Available records ::
---+---

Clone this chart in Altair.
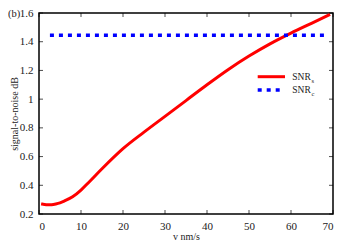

---+---

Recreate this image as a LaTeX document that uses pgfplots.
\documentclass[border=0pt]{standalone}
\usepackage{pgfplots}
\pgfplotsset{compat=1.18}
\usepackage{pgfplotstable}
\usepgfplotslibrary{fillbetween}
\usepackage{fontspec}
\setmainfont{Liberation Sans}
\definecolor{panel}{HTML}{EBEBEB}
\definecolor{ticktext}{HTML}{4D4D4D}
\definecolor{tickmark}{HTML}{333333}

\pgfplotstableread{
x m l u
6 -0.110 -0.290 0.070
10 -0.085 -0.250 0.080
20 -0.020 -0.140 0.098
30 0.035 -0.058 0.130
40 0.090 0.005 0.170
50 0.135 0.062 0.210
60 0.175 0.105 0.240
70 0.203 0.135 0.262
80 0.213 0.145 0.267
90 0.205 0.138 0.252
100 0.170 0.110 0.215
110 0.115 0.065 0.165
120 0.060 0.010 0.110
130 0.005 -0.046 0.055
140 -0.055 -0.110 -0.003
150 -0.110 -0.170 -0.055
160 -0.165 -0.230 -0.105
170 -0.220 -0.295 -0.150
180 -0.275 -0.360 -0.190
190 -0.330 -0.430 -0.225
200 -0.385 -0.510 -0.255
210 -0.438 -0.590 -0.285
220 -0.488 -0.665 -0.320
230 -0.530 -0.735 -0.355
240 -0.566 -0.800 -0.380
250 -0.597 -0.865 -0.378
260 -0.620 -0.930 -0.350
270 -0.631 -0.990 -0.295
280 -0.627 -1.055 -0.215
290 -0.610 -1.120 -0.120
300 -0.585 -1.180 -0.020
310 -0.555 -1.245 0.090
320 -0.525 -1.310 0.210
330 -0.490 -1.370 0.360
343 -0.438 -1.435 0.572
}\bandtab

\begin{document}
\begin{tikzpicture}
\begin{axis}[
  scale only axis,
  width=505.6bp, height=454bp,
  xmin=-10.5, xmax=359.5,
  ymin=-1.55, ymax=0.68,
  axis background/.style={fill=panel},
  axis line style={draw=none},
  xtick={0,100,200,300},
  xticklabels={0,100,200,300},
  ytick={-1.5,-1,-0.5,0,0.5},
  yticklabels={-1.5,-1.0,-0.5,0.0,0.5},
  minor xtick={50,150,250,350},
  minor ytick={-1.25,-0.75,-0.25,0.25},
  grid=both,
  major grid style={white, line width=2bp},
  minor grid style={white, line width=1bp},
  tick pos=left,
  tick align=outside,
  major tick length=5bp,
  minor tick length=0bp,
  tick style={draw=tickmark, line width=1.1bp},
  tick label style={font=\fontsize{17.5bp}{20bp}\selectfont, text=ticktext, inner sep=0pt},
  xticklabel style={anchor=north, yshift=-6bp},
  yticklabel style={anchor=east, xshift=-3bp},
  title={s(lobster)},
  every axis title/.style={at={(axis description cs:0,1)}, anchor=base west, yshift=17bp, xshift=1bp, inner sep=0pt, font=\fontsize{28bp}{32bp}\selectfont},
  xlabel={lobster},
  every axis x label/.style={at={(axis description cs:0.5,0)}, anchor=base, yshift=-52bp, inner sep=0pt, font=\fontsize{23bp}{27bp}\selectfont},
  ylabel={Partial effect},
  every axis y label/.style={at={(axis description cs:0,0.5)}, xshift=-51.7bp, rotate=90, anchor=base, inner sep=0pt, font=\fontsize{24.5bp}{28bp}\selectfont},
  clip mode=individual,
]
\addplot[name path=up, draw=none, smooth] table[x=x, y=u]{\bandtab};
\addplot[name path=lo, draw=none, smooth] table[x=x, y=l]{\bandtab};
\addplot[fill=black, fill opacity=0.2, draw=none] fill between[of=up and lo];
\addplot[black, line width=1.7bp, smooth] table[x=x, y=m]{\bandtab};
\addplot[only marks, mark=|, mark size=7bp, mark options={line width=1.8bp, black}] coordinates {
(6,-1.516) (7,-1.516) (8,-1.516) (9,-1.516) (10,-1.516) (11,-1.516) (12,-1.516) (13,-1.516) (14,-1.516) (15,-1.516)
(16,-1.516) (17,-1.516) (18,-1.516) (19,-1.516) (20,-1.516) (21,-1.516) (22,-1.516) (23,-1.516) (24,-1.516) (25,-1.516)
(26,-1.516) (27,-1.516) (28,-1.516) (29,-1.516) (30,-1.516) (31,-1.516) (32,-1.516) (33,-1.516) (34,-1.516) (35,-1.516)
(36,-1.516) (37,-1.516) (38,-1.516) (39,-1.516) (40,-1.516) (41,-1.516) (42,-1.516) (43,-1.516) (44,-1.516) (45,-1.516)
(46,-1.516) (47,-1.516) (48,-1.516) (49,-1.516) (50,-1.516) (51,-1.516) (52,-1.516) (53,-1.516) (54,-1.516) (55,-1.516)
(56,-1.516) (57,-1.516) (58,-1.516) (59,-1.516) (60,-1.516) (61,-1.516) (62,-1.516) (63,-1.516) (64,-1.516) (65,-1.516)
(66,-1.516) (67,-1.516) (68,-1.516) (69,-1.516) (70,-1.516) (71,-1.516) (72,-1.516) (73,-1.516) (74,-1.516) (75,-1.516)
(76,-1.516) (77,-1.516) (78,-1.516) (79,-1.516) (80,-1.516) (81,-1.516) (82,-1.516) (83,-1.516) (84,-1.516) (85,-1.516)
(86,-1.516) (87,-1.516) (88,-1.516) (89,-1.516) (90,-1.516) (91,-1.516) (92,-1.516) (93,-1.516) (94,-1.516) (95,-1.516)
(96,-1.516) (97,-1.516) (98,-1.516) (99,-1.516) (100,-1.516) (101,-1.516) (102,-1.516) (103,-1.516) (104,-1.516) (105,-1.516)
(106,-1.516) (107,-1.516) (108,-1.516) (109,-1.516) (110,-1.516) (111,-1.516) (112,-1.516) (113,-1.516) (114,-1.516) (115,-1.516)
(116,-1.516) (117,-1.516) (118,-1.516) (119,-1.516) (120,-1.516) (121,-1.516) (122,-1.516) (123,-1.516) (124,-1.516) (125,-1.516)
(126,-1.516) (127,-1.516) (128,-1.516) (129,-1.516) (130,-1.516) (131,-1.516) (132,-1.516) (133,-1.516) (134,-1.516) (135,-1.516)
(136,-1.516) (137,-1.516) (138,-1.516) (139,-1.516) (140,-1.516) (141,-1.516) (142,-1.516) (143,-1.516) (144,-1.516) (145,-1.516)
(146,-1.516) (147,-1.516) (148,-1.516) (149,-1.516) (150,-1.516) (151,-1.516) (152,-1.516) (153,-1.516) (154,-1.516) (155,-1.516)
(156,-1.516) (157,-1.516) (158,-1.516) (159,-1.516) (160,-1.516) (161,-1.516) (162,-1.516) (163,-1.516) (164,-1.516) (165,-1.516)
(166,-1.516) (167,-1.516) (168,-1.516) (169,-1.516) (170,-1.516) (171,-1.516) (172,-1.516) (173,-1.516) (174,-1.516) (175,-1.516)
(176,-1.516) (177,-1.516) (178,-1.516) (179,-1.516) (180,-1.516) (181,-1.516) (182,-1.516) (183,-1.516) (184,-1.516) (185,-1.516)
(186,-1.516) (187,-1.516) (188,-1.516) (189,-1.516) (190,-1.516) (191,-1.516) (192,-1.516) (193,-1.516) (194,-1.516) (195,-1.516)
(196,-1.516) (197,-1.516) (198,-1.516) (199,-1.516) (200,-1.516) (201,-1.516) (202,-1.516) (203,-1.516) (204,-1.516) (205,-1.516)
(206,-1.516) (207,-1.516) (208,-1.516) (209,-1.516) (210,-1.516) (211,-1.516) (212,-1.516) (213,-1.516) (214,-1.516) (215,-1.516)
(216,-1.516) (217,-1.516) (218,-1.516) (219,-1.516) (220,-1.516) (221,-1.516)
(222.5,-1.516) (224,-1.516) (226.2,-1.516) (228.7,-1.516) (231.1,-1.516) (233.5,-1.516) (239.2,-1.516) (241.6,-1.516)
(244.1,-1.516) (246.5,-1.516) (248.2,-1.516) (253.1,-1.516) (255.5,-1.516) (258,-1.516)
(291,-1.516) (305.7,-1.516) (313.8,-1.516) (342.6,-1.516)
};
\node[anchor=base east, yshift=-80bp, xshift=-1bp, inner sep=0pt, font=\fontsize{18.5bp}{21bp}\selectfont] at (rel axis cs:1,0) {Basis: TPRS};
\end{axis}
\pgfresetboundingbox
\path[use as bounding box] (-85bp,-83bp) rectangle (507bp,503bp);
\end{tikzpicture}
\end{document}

---+---

Work required :: State how many lines of the listing above hold the word "this", with nothing but the number.

Solution to the exercise :: 2